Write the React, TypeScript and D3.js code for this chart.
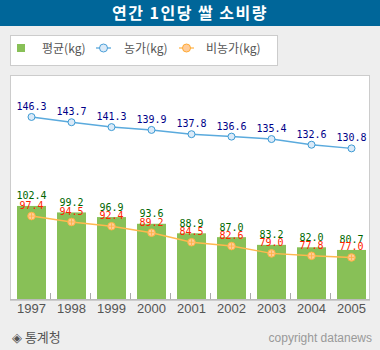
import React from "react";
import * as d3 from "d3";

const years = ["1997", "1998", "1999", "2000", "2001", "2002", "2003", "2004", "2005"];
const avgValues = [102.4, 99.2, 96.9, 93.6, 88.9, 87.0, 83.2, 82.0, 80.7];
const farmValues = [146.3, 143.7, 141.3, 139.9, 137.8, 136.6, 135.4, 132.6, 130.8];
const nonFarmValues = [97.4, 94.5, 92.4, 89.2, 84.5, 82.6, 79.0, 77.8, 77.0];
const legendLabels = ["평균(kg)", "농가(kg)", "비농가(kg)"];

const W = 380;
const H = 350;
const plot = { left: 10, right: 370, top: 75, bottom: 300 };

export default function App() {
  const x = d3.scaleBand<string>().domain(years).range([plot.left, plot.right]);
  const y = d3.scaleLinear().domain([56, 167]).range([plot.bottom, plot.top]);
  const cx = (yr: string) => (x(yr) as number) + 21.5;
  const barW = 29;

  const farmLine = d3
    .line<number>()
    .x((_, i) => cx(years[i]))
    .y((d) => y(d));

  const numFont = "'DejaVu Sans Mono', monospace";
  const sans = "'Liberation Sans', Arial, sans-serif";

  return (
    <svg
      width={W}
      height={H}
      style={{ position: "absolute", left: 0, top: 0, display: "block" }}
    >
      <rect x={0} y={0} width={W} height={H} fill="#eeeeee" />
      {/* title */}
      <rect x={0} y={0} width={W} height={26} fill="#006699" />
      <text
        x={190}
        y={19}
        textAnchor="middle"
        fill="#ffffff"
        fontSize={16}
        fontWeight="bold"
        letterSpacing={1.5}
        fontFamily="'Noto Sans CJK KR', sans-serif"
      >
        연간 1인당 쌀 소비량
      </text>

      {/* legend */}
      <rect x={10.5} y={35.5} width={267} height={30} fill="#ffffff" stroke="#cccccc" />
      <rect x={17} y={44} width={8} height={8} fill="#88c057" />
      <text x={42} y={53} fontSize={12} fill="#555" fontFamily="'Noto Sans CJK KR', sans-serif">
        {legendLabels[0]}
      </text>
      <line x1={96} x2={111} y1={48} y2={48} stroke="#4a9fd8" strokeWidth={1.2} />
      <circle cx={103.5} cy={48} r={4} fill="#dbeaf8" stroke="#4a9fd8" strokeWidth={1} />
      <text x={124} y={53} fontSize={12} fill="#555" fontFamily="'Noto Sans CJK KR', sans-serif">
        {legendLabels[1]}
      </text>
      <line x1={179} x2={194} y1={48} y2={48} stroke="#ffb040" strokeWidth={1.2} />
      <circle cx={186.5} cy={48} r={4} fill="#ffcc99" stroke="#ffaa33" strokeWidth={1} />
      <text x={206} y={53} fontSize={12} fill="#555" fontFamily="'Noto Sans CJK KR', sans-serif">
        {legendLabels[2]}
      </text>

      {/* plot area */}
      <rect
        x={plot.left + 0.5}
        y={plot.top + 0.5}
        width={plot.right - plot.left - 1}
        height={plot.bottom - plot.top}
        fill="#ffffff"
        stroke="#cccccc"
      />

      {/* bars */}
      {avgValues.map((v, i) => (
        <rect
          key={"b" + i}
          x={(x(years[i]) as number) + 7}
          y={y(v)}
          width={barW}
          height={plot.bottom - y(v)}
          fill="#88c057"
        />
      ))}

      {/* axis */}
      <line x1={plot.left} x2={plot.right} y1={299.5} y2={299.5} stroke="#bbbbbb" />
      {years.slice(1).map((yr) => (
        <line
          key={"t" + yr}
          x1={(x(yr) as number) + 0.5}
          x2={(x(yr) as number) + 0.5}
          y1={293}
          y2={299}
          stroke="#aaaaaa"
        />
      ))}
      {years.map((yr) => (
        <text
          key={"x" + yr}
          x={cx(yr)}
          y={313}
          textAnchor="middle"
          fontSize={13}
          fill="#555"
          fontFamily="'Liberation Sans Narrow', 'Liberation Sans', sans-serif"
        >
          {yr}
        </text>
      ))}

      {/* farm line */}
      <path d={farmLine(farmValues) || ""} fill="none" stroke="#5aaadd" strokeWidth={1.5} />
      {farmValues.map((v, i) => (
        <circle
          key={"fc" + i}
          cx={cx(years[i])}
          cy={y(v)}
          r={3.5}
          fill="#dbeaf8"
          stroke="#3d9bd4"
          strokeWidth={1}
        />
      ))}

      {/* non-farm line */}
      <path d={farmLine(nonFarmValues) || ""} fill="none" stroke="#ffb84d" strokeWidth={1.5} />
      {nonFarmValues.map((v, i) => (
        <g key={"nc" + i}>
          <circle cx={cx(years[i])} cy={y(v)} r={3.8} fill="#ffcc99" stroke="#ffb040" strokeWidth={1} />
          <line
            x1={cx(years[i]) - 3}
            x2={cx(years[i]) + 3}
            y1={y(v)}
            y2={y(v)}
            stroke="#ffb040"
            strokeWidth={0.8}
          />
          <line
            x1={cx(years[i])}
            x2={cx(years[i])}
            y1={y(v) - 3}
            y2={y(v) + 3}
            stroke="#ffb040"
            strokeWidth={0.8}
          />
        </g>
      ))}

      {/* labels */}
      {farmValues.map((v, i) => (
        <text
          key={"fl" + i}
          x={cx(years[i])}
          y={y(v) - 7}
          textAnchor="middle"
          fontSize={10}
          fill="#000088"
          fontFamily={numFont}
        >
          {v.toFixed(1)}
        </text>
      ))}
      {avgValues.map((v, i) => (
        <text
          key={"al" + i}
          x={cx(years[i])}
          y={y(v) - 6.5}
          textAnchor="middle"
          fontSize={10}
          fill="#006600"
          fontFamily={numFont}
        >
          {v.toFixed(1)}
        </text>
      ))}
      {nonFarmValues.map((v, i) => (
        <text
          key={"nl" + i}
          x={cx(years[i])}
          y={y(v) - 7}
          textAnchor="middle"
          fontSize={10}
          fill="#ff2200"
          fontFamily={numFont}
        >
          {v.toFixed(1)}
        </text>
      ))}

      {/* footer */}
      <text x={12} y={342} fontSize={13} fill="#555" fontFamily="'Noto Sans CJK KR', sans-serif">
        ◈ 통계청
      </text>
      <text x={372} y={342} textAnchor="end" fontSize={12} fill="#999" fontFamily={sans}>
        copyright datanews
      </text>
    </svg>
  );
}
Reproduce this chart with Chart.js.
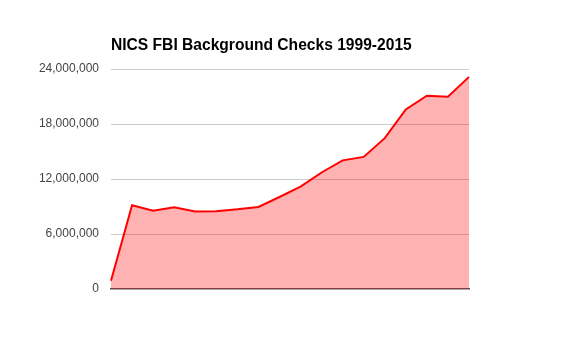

+--

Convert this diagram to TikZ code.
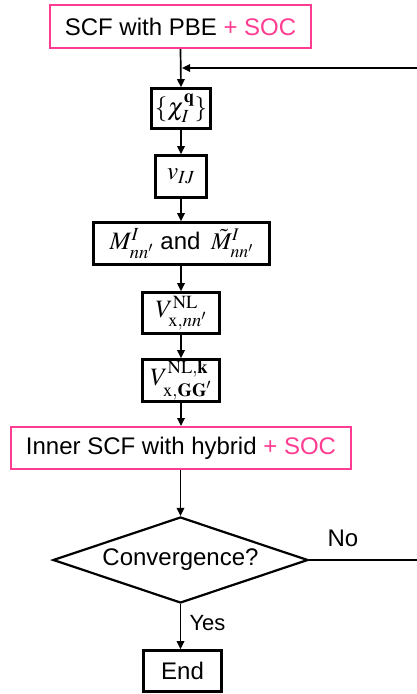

+--

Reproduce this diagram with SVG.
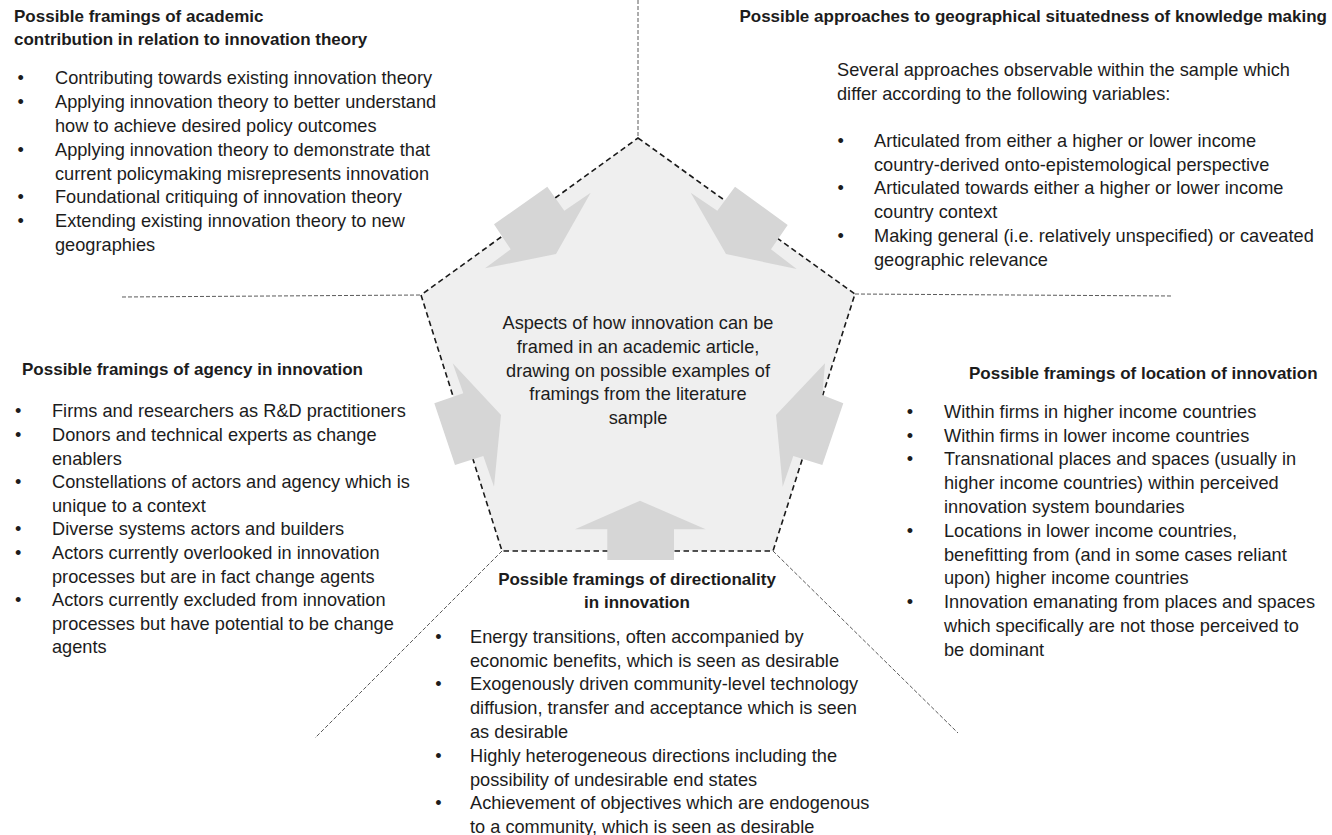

+--

Given exercise:
Transcribe only the lines above that start at the line containing "Write the React, TypeScript" and end at the line containing "import * as". Omit pictures.

Exercise solution:
Write the React, TypeScript and D3.js code for this chart.
import React from "react";
import * as d3 from "d3";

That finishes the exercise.